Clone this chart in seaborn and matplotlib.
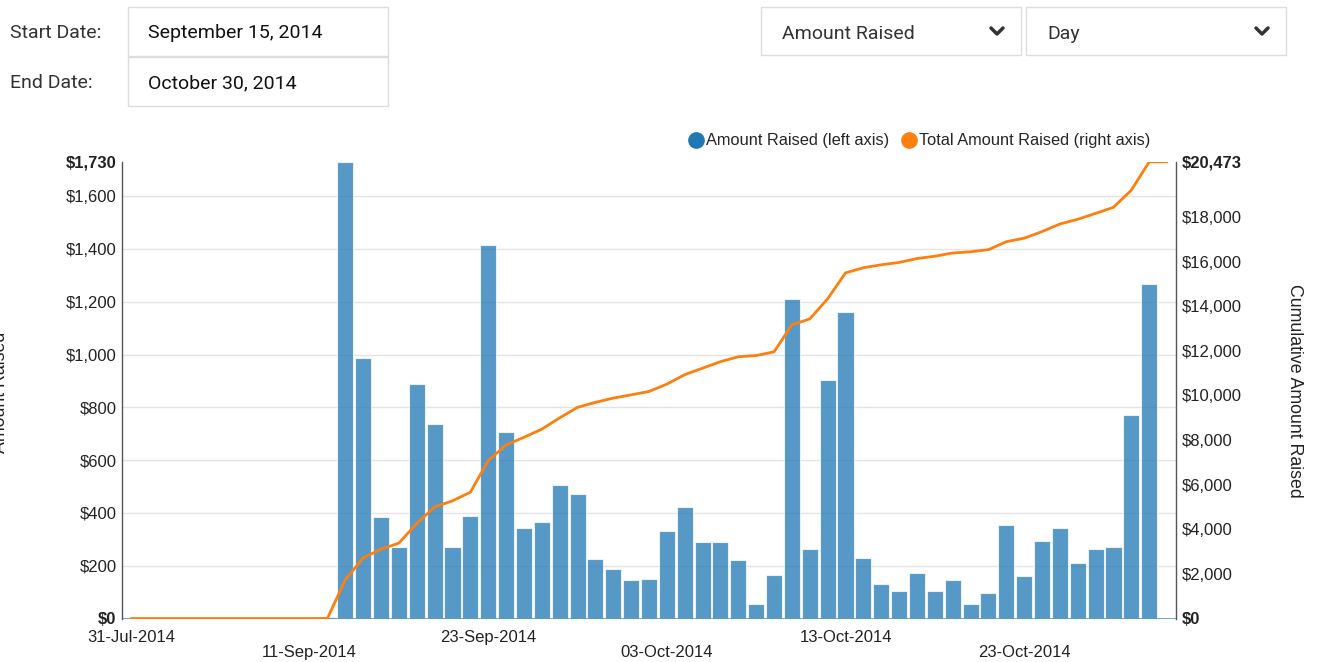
import numpy as np
import pandas as pd
import seaborn as sns
import matplotlib.pyplot as plt
from matplotlib.lines import Line2D
from matplotlib.patches import Rectangle

sns.set_theme(style="white")
plt.rcParams['font.family'] = ['Liberation Sans', 'DejaVu Sans']

# one category per day on the chart (0 = 31-Jul-2014 ... 58 = last day)
day = list(range(59))
amount_raised = [0, 0, 0, 0, 0, 0, 0, 0, 0, 0,
                 0, 5, 1730, 988, 384, 272, 888, 735, 272, 389,
                 1414, 705, 341, 366, 506, 470, 226, 189, 147, 150,
                 330, 424, 291, 291, 221, 54, 166, 1212, 264, 902,
                 1162, 230, 132, 105, 174, 105, 145, 54, 96, 355,
                 160, 294, 341, 211, 265, 272, 770, 1268, 3]

tick_pos = [0, 10, 20, 30, 40, 50]
tick_labels = ["31-Jul-2014", "11-Sep-2014", "23-Sep-2014",
               "03-Oct-2014", "13-Oct-2014", "23-Oct-2014"]

left_ticks = [0, 200, 400, 600, 800, 1000, 1200, 1400, 1600, 1730]
right_ticks = [0, 2000, 4000, 6000, 8000, 10000, 12000, 14000, 16000, 18000, 20473]

df = pd.DataFrame({"day": day, "amount": amount_raised})
# the orange line is the running total of the bars
df["total"] = df["amount"].cumsum()

W, H = 1317, 662
fig = plt.figure(figsize=(W / 100, H / 100), dpi=100)

def fx(px):
    return px / W

def fy(py):
    return 1 - py / H

ax = fig.add_axes([fx(122), fy(618.5), fx(1176 - 122), (618.5 - 161.8) / H])

ax.grid(True, color="#e4e4e4", lw=1)
ax.set_axisbelow(True)
sns.barplot(data=df, x="day", y="amount", ax=ax, color="#1f77b4", alpha=0.75,
            saturation=1, width=0.9, edgecolor="white", linewidth=0.8)
ax.axhline(0, color="#5799c7", lw=1.2, zorder=1)

ax2 = ax.twinx()
sns.lineplot(data=df, x="day", y="total", ax=ax2, color="#ff7f0e", lw=2)

ax.set_xlim(-0.5, 58.5)
ax.set_ylim(0, 1730)
ax2.set_ylim(0, 20473)

ax.set_yticks(left_ticks)
ax.set_yticklabels([f"${v:,}" for v in left_ticks])
ax2.set_yticks(right_ticks)
ax2.set_yticklabels([f"${v:,}" for v in right_ticks])
for lab in (ax.get_yticklabels()[0], ax.get_yticklabels()[-1],
            ax2.get_yticklabels()[0], ax2.get_yticklabels()[-1]):
    lab.set_fontweight("bold")
ax.get_ygridlines()[-1].set_visible(False)

# staggered date labels
ax.set_xticks(tick_pos)
ax.set_xticklabels([t if i % 2 == 0 else "\n" + t for i, t in enumerate(tick_labels)],
                   linespacing=1.05)

ax.tick_params(axis="y", length=0, pad=4, labelsize=12, labelcolor="#222222")
ax.tick_params(axis="x", length=0, pad=8, labelsize=12, labelcolor="#222222")
ax2.tick_params(axis="y", length=0, pad=4, labelsize=12, labelcolor="#222222")
ax.set_xlabel("")
ax.set_ylabel("")
ax2.set_xlabel("")
ax2.set_ylabel("")
ax2.grid(False)

for s in ["top", "right", "bottom"]:
    ax.spines[s].set_visible(False)
for s in ["top", "left", "bottom"]:
    ax2.spines[s].set_visible(False)
ax.spines["left"].set_color("#555555")
ax2.spines["right"].set_color("#555555")
ax.spines["left"].set_linewidth(1)
ax2.spines["right"].set_linewidth(1)

fig.text(fx(9), fy(392), "Amount Raised", rotation=90, ha="right", va="center",
         fontsize=12.8, color="#222222")
fig.text(fx(1295), fy(391), "Cumulative Amount Raised", rotation=-90, ha="center",
         va="center", fontsize=12.8, color="#222222")

# legend above the plot
handles = [Line2D([0], [0], marker="o", ls="", color="#1f77b4", markersize=11),
           Line2D([0], [0], marker="o", ls="", color="#ff7f0e", markersize=11)]
fig.legend(handles, ["Amount Raised (left axis)", "Total Amount Raised (right axis)"],
           loc="center right", bbox_to_anchor=(fx(1150), fy(141)), ncol=2,
           frameon=False, fontsize=11.8, handletextpad=0.1, columnspacing=0.7,
           handlelength=1.0, borderpad=0, borderaxespad=0)

# form controls at the top
hdr = dict(family=["Roboto", "DejaVu Sans"], fontsize=14, color="#333333", va="center")
for x0, y0, w, h in [(128, 7, 260, 49), (128, 57, 260, 49),
                     (761, 7, 260, 48), (1026, 7, 260, 48)]:
    fig.add_artist(Rectangle((fx(x0), fy(y0 + h)), w / W, h / H, transform=fig.transFigure,
                             facecolor="white", edgecolor="#dddddd", lw=1))
fig.text(fx(10), fy(33), "Start Date:", **hdr)
fig.text(fx(10), fy(83), "End Date:", **hdr)
fig.text(fx(148), fy(33), "September 15, 2014", **{**hdr, "color": "#111111"})
fig.text(fx(148), fy(83), "October 30, 2014", **{**hdr, "color": "#111111"})
fig.text(fx(782), fy(34), "Amount Raised", **hdr)
fig.text(fx(1047), fy(34), "Day", **hdr)
for cx in [997, 1262]:
    fig.add_artist(Line2D([fx(cx - 6), fx(cx), fx(cx + 6)], [fy(28), fy(34), fy(28)],
                          transform=fig.transFigure, color="#333333", lw=2.5))

fig.savefig("out.png", dpi=100)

§ **STATED PROBLEM**
Return nothing but the lines running from the start of the data to the line with "ax2.set_ylim(0, 20473)", please, both ends included and no pictures.

§ **CORRECT RESPONSE**
Clone this chart in seaborn and matplotlib.
import numpy as np
import pandas as pd
import seaborn as sns
import matplotlib.pyplot as plt
from matplotlib.lines import Line2D
from matplotlib.patches import Rectangle

sns.set_theme(style="white")
plt.rcParams['font.family'] = ['Liberation Sans', 'DejaVu Sans']

# one category per day on the chart (0 = 31-Jul-2014 ... 58 = last day)
day = list(range(59))
amount_raised = [0, 0, 0, 0, 0, 0, 0, 0, 0, 0,
                 0, 5, 1730, 988, 384, 272, 888, 735, 272, 389,
                 1414, 705, 341, 366, 506, 470, 226, 189, 147, 150,
                 330, 424, 291, 291, 221, 54, 166, 1212, 264, 902,
                 1162, 230, 132, 105, 174, 105, 145, 54, 96, 355,
                 160, 294, 341, 211, 265, 272, 770, 1268, 3]

tick_pos = [0, 10, 20, 30, 40, 50]
tick_labels = ["31-Jul-2014", "11-Sep-2014", "23-Sep-2014",
               "03-Oct-2014", "13-Oct-2014", "23-Oct-2014"]

left_ticks = [0, 200, 400, 600, 800, 1000, 1200, 1400, 1600, 1730]
right_ticks = [0, 2000, 4000, 6000, 8000, 10000, 12000, 14000, 16000, 18000, 20473]

df = pd.DataFrame({"day": day, "amount": amount_raised})
# the orange line is the running total of the bars
df["total"] = df["amount"].cumsum()

W, H = 1317, 662
fig = plt.figure(figsize=(W / 100, H / 100), dpi=100)

def fx(px):
    return px / W

def fy(py):
    return 1 - py / H

ax = fig.add_axes([fx(122), fy(618.5), fx(1176 - 122), (618.5 - 161.8) / H])

ax.grid(True, color="#e4e4e4", lw=1)
ax.set_axisbelow(True)
sns.barplot(data=df, x="day", y="amount", ax=ax, color="#1f77b4", alpha=0.75,
            saturation=1, width=0.9, edgecolor="white", linewidth=0.8)
ax.axhline(0, color="#5799c7", lw=1.2, zorder=1)

ax2 = ax.twinx()
sns.lineplot(data=df, x="day", y="total", ax=ax2, color="#ff7f0e", lw=2)

ax.set_xlim(-0.5, 58.5)
ax.set_ylim(0, 1730)
ax2.set_ylim(0, 20473)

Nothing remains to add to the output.